>> begin

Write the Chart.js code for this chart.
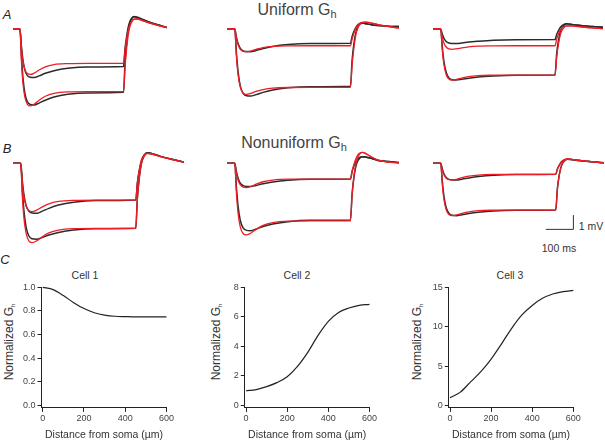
<!DOCTYPE html>
<html>
<head>
<meta charset="utf-8">
<script src="https://cdn.jsdelivr.net/npm/chart.js@4.4.1/dist/chart.umd.min.js"></script>
<style>
  html, body { margin: 0; padding: 0; background: #fff; }
  #fig { position: relative; width: 605px; height: 441px; overflow: hidden;
         font-family: "Liberation Sans", Arial, sans-serif; color: #333; }
  #fig canvas { position: absolute; }
  .txt { position: absolute; white-space: nowrap; transform: translate(-50%, -50%); line-height: 1; }
  .panel { font-style: italic; font-size: 13px; color: #222; }
  .head { font-size: 16px; color: #444; }
  .head sub { font-size: 11px; vertical-align: -3px; }
  .cell { font-size: 10.5px; color: #333; }
  .ytitle { font-size: 12px; color: #333; transform: translate(-50%, -50%) rotate(-90deg); }
  .ytitle sub { font-size: 6px; vertical-align: -2px; }
  .bar { font-size: 10.5px; color: #333; }
</style>
</head>
<body>
<div id="fig">
  <div class="txt panel" style="left:7px;top:14px">A</div>
  <div class="txt panel" style="left:7px;top:148px">B</div>
  <div class="txt panel" style="left:5px;top:259px">C</div>
  <div class="txt head" style="left:297px;top:11px">Uniform G<sub>h</sub></div>
  <div class="txt head" style="left:294px;top:144px">Nonuniform G<sub>h</sub></div>
  <div class="txt bar" style="left:591px;top:226px">1 mV</div>
  <div class="txt bar" style="left:559px;top:248px">100 ms</div>
  <div class="txt cell" style="left:85px;top:275px">Cell 1</div>
  <div class="txt cell" style="left:297px;top:275px">Cell 2</div>
  <div class="txt cell" style="left:510px;top:275px">Cell 3</div>
  <div class="txt ytitle" style="left:9px;top:342px">Normalized G<sub>h</sub></div>
  <div class="txt ytitle" style="left:216px;top:342px">Normalized G<sub>h</sub></div>
  <div class="txt ytitle" style="left:417px;top:342px">Normalized G<sub>h</sub></div>
</div>
<script>
// Tiempo (ms) comun a todos los registros
const timeMs = [0, 28, 34, 40, 48, 58, 70, 85, 105, 130, 165, 220, 300, 445, 451, 458, 466, 476, 488, 502, 520, 545, 580, 620];

// A: Gh uniforme (registro negro = Rec, modelo rojo = Fit), mV
const a1RecSmall = [0, 0, -1.22, -2.18, -2.89, -3.26, -3.38, -3.40, -3.28, -3.10, -2.92, -2.75, -2.65, -2.62, -1.37, -0.44, 0.29, 0.70, 0.85, 0.79, 0.66, 0.49, 0.30, 0.10];
const a1FitSmall = [0, 0, -1.34, -2.23, -2.83, -3.12, -3.18, -3.09, -2.87, -2.65, -2.49, -2.42, -2.40, -2.40, -1.45, -0.62, 0.07, 0.50, 0.69, 0.70, 0.60, 0.45, 0.27, 0.09];
const a1RecLarge = [0, 0, -1.91, -3.40, -4.51, -5.10, -5.28, -5.31, -5.18, -4.98, -4.76, -4.57, -4.47, -4.43, -2.37, -0.91, 0.13, 0.68, 0.88, 0.82, 0.69, 0.51, 0.31, 0.11];
const a1FitLarge = [0, 0, -2.26, -3.77, -4.79, -5.27, -5.38, -5.26, -4.98, -4.70, -4.50, -4.40, -4.38, -4.38, -2.68, -1.28, -0.18, 0.42, 0.69, 0.70, 0.60, 0.45, 0.27, 0.09];

const a2RecSmall = [0, 0, -0.57, -1.02, -1.35, -1.53, -1.58, -1.59, -1.50, -1.37, -1.22, -1.09, -1.02, -1.00, -0.52, -0.14, 0.17, 0.36, 0.42, 0.37, 0.30, 0.24, 0.20, 0.17];
const a2FitSmall = [0, 0, -0.67, -1.11, -1.42, -1.56, -1.59, -1.54, -1.42, -1.30, -1.22, -1.18, -1.17, -1.17, -0.70, -0.27, 0.11, 0.36, 0.47, 0.48, 0.41, 0.31, 0.18, 0.06];
const a2RecLarge = [0, 0, -1.69, -3.00, -3.99, -4.50, -4.67, -4.69, -4.59, -4.43, -4.26, -4.11, -4.03, -4.00, -2.17, -0.95, -0.13, 0.27, 0.42, 0.37, 0.30, 0.24, 0.20, 0.17];
const a2FitLarge = [0, 0, -1.92, -3.20, -4.07, -4.48, -4.57, -4.51, -4.37, -4.24, -4.14, -4.09, -4.08, -4.08, -2.51, -1.23, -0.27, 0.25, 0.47, 0.48, 0.41, 0.31, 0.18, 0.06];

const a3RecSmall = [0, 0, -0.37, -0.65, -0.87, -0.98, -1.01, -1.02, -0.98, -0.91, -0.85, -0.78, -0.75, -0.74, -0.38, -0.09, 0.16, 0.31, 0.36, 0.33, 0.28, 0.23, 0.18, 0.12];
const a3FitSmall = [0, 0, -0.60, -0.99, -1.26, -1.39, -1.42, -1.39, -1.32, -1.25, -1.20, -1.18, -1.17, -1.17, -0.71, -0.33, -0.03, 0.14, 0.22, 0.22, 0.19, 0.14, 0.08, 0.03];
const a3RecLarge = [0, 0, -1.29, -2.28, -3.03, -3.43, -3.55, -3.57, -3.52, -3.44, -3.35, -3.28, -3.23, -3.22, -1.74, -0.75, -0.09, 0.23, 0.36, 0.33, 0.28, 0.23, 0.18, 0.12];
const a3FitLarge = [0, 0, -1.50, -2.50, -3.18, -3.50, -3.57, -3.53, -3.43, -3.33, -3.26, -3.23, -3.22, -3.22, -1.99, -1.01, -0.30, 0.06, 0.22, 0.22, 0.19, 0.14, 0.08, 0.03];

// B: Gh no uniforme
const b1RecSmall = [0, 0, -1.26, -2.24, -2.98, -3.36, -3.48, -3.50, -3.36, -3.15, -2.92, -2.72, -2.61, -2.57, -1.35, -0.46, 0.22, 0.60, 0.74, 0.69, 0.58, 0.43, 0.26, 0.09];
const b1FitSmall = [0, 0, -1.42, -2.37, -3.01, -3.31, -3.38, -3.28, -3.06, -2.83, -2.67, -2.59, -2.57, -2.57, -1.36, -0.47, 0.20, 0.57, 0.70, 0.65, 0.55, 0.41, 0.25, 0.08];
const b1RecLarge = [0, 0, -1.91, -3.40, -4.51, -5.10, -5.28, -5.31, -5.20, -5.02, -4.84, -4.67, -4.58, -4.55, -2.44, -0.99, 0.03, 0.54, 0.74, 0.69, 0.58, 0.43, 0.26, 0.09];
const b1FitLarge = [0, 0, -2.33, -3.89, -4.94, -5.44, -5.55, -5.43, -5.15, -4.87, -4.67, -4.57, -4.55, -4.55, -2.45, -1.01, 0.00, 0.51, 0.70, 0.65, 0.55, 0.41, 0.25, 0.08];

const b2RecSmall = [0, 0, -0.59, -1.04, -1.39, -1.56, -1.62, -1.63, -1.55, -1.43, -1.30, -1.18, -1.12, -1.10, -0.57, -0.15, 0.19, 0.39, 0.46, 0.43, 0.36, 0.20, 0.12, 0.05];
const b2FitSmall = [0, 0, -0.71, -1.19, -1.51, -1.67, -1.70, -1.63, -1.46, -1.29, -1.17, -1.11, -1.10, -1.10, -0.54, -0.05, 0.39, 0.68, 0.77, 0.66, 0.45, 0.22, 0.08, 0.03];
const b2RecLarge = [0, 0, -1.70, -3.01, -4.00, -4.52, -4.69, -4.71, -4.60, -4.42, -4.25, -4.08, -3.99, -3.96, -2.14, -0.92, -0.10, 0.30, 0.46, 0.43, 0.36, 0.20, 0.12, 0.05];
const b2FitLarge = [0, 0, -2.10, -3.51, -4.46, -4.91, -5.01, -4.89, -4.62, -4.34, -4.15, -4.05, -4.03, -4.03, -2.16, -0.84, 0.10, 0.59, 0.77, 0.66, 0.45, 0.22, 0.08, 0.03];

const b3RecSmall = [0, 0, -0.42, -0.75, -0.99, -1.12, -1.16, -1.17, -1.11, -1.02, -0.92, -0.83, -0.79, -0.77, -0.40, -0.12, 0.11, 0.24, 0.28, 0.26, 0.22, 0.16, 0.10, 0.03];
const b3FitSmall = [0, 0, -0.49, -0.82, -1.04, -1.15, -1.17, -1.12, -1.01, -0.90, -0.82, -0.78, -0.77, -0.77, -0.41, -0.12, 0.12, 0.26, 0.30, 0.28, 0.23, 0.17, 0.10, 0.03];
const b3RecLarge = [0, 0, -1.32, -2.34, -3.11, -3.51, -3.64, -3.66, -3.60, -3.51, -3.42, -3.33, -3.29, -3.27, -1.78, -0.79, -0.15, 0.16, 0.28, 0.26, 0.22, 0.16, 0.10, 0.03];
const b3FitLarge = [0, 0, -1.54, -2.56, -3.26, -3.59, -3.66, -3.61, -3.50, -3.39, -3.31, -3.28, -3.27, -3.27, -1.78, -0.79, -0.15, 0.16, 0.30, 0.28, 0.23, 0.17, 0.10, 0.03];

// Barra de escala
const scaleBarMs = 100;
const scaleBarMv = 1;

// C: perfiles de Gh normalizado vs distancia al soma
const distanceUm = [0, 50, 100, 150, 200, 250, 300, 350, 400, 450, 500, 550, 600];
const cell1Gh = [1.0, 0.98, 0.93, 0.87, 0.82, 0.785, 0.765, 0.755, 0.752, 0.75, 0.75, 0.75, 0.75];
const cell2Gh = [1.0, 1.08, 1.28, 1.55, 1.95, 2.65, 3.6, 4.75, 5.7, 6.3, 6.6, 6.78, 6.85];
const cell3Gh = [1.0, 1.7, 3.0, 4.3, 5.9, 7.8, 9.8, 11.5, 12.7, 13.6, 14.15, 14.45, 14.6];
const distTicks = [0, 200, 400, 600];
const cell1Ticks = [0, 0.2, 0.4, 0.6, 0.8, 1.0];
const cell2Ticks = [0, 2, 4, 6, 8];
const cell3Ticks = [0, 5, 10, 15];

const FONT = '"Liberation Sans", Arial, sans-serif';
const PX_PER_MV = 14.3;
const RED = '#ee1d25';
const BLACK = '#2b2b2b';
const fig = document.getElementById('fig');

function makeCanvas(left, top, w, h) {
  const c = document.createElement('canvas');
  c.width = w; c.height = h;
  c.style.left = left + 'px'; c.style.top = top + 'px';
  c.style.width = w + 'px'; c.style.height = h + 'px';
  fig.appendChild(c);
  return c;
}

function toXY(values) {
  return values.map((v, i) => ({ x: timeMs[i], y: v }));
}

// paneles de registros (sin ejes)
const tracePanels = [
  { left: 13,  width: 154, top: 8,   height: 105, baseY: 29,    rec: [a1RecSmall, a1RecLarge], fit: [a1FitSmall, a1FitLarge] },
  { left: 227, width: 172, top: 8,   height: 105, baseY: 29,    rec: [a2RecSmall, a2RecLarge], fit: [a2FitSmall, a2FitLarge] },
  { left: 433, width: 170, top: 8,   height: 105, baseY: 29,    rec: [a3RecSmall, a3RecLarge], fit: [a3FitSmall, a3FitLarge] },
  { left: 13,  width: 171, top: 140, height: 110, baseY: 163.3, rec: [b1RecSmall, b1RecLarge], fit: [b1FitSmall, b1FitLarge] },
  { left: 227, width: 172, top: 140, height: 110, baseY: 163.3, rec: [b2RecSmall, b2RecLarge], fit: [b2FitSmall, b2FitLarge] },
  { left: 433, width: 171, top: 140, height: 110, baseY: 163.3, rec: [b3RecSmall, b3RecLarge], fit: [b3FitSmall, b3FitLarge], scaleBar: { x: 509, y: -4.62 } }
];

tracePanels.forEach(p => {
  const yMax = (p.baseY - p.top) / PX_PER_MV;
  const yMin = yMax - p.height / PX_PER_MV;
  const datasets = [];
  p.fit.forEach(v => datasets.push({ data: toXY(v), borderColor: RED, borderWidth: 1.3 }));
  p.rec.forEach(v => datasets.push({ data: toXY(v), borderColor: BLACK, borderWidth: 1.5 }));
  if (p.scaleBar) {
    const sb = p.scaleBar;
    datasets.push({
      data: [{ x: sb.x - scaleBarMs, y: sb.y }, { x: sb.x, y: sb.y }, { x: sb.x, y: sb.y + scaleBarMv }],
      borderColor: '#333', borderWidth: 1, tension: 0, cubicInterpolationMode: 'default'
    });
  }
  datasets.forEach(d => { d.clip = false; d.pointRadius = 0; });
  new Chart(makeCanvas(p.left, p.top, p.width, p.height), {
    type: 'line',
    data: { datasets },
    options: {
      responsive: false, animation: false,
      layout: { padding: 0 },
      plugins: { legend: { display: false }, tooltip: { enabled: false } },
      elements: { line: { cubicInterpolationMode: 'monotone' } },
      scales: {
        x: { type: 'linear', min: 0, max: 620, display: false },
        y: { min: yMin, max: yMax, display: false }
      }
    }
  });
});

// paneles C
const profilePanels = [
  { values: cell1Gh, ticks: cell1Ticks, yMin: -0.02, yMax: 1.0, dec: 1,
    left: 0, width: 175, padRight: 8.3, yAxisW: 41.5 },
  { values: cell2Gh, ticks: cell2Ticks, yMin: -0.16, yMax: 8, dec: 0,
    left: 200, width: 178, padRight: 8, yAxisW: 44.8 },
  { values: cell3Gh, ticks: cell3Ticks, yMin: -0.3, yMax: 15, dec: 0,
    left: 400, width: 182, padRight: 8.7, yAxisW: 48.8 }
];

const axisStyle = {
  grid: { drawOnChartArea: false, drawTicks: true, tickLength: 4, tickColor: '#222', tickWidth: 1 },
  border: { display: true, color: '#222', width: 1 }
};

profilePanels.forEach(p => {
  new Chart(makeCanvas(p.left, 262, p.width, 179), {
    type: 'line',
    data: {
      datasets: [{
        data: p.values.map((v, i) => ({ x: distanceUm[i], y: v })),
        borderColor: '#222', borderWidth: 1.2, pointRadius: 0,
        cubicInterpolationMode: 'monotone', clip: false
      }]
    },
    options: {
      responsive: false, animation: false,
      layout: { padding: { left: 0, right: p.padRight, top: 25.3, bottom: 0 } },
      plugins: { legend: { display: false }, tooltip: { enabled: false } },
      scales: {
        x: {
          type: 'linear', min: -6, max: 600, ...axisStyle,
          afterBuildTicks: s => { s.ticks = distTicks.map(v => ({ value: v })); },
          afterFit: s => { s.height = 33.1; },
          ticks: { color: '#444', font: { family: FONT, size: 9 }, padding: 1, maxRotation: 0, autoSkip: false },
          title: { display: true, text: 'Distance from soma (µm)', color: '#333',
                   font: { family: FONT, size: 10.5 }, padding: { top: 0, bottom: 0 } }
        },
        y: {
          min: p.yMin, max: p.yMax, ...axisStyle,
          afterBuildTicks: s => { s.ticks = p.ticks.map(v => ({ value: v })); },
          afterFit: s => { s.width = p.yAxisW; },
          ticks: { color: '#444', font: { family: FONT, size: 9 }, padding: 2, autoSkip: false,
                   callback: v => v.toFixed(p.dec) }
        }
      }
    }
  });
});
</script>
</body>
</html>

>> end

Reproduce exactly the run of lines that opens the listing and closes with the line holding "545, 580, 620];". Pictures are excluded.

Write the Chart.js code for this chart.
<!DOCTYPE html>
<html>
<head>
<meta charset="utf-8">
<script src="https://cdn.jsdelivr.net/npm/chart.js@4.4.1/dist/chart.umd.min.js"></script>
<style>
  html, body { margin: 0; padding: 0; background: #fff; }
  #fig { position: relative; width: 605px; height: 441px; overflow: hidden;
         font-family: "Liberation Sans", Arial, sans-serif; color: #333; }
  #fig canvas { position: absolute; }
  .txt { position: absolute; white-space: nowrap; transform: translate(-50%, -50%); line-height: 1; }
  .panel { font-style: italic; font-size: 13px; color: #222; }
  .head { font-size: 16px; color: #444; }
  .head sub { font-size: 11px; vertical-align: -3px; }
  .cell { font-size: 10.5px; color: #333; }
  .ytitle { font-size: 12px; color: #333; transform: translate(-50%, -50%) rotate(-90deg); }
  .ytitle sub { font-size: 6px; vertical-align: -2px; }
  .bar { font-size: 10.5px; color: #333; }
</style>
</head>
<body>
<div id="fig">
  <div class="txt panel" style="left:7px;top:14px">A</div>
  <div class="txt panel" style="left:7px;top:148px">B</div>
  <div class="txt panel" style="left:5px;top:259px">C</div>
  <div class="txt head" style="left:297px;top:11px">Uniform G<sub>h</sub></div>
  <div class="txt head" style="left:294px;top:144px">Nonuniform G<sub>h</sub></div>
  <div class="txt bar" style="left:591px;top:226px">1 mV</div>
  <div class="txt bar" style="left:559px;top:248px">100 ms</div>
  <div class="txt cell" style="left:85px;top:275px">Cell 1</div>
  <div class="txt cell" style="left:297px;top:275px">Cell 2</div>
  <div class="txt cell" style="left:510px;top:275px">Cell 3</div>
  <div class="txt ytitle" style="left:9px;top:342px">Normalized G<sub>h</sub></div>
  <div class="txt ytitle" style="left:216px;top:342px">Normalized G<sub>h</sub></div>
  <div class="txt ytitle" style="left:417px;top:342px">Normalized G<sub>h</sub></div>
</div>
<script>
// Tiempo (ms) comun a todos los registros
const timeMs = [0, 28, 34, 40, 48, 58, 70, 85, 105, 130, 165, 220, 300, 445, 451, 458, 466, 476, 488, 502, 520, 545, 580, 620];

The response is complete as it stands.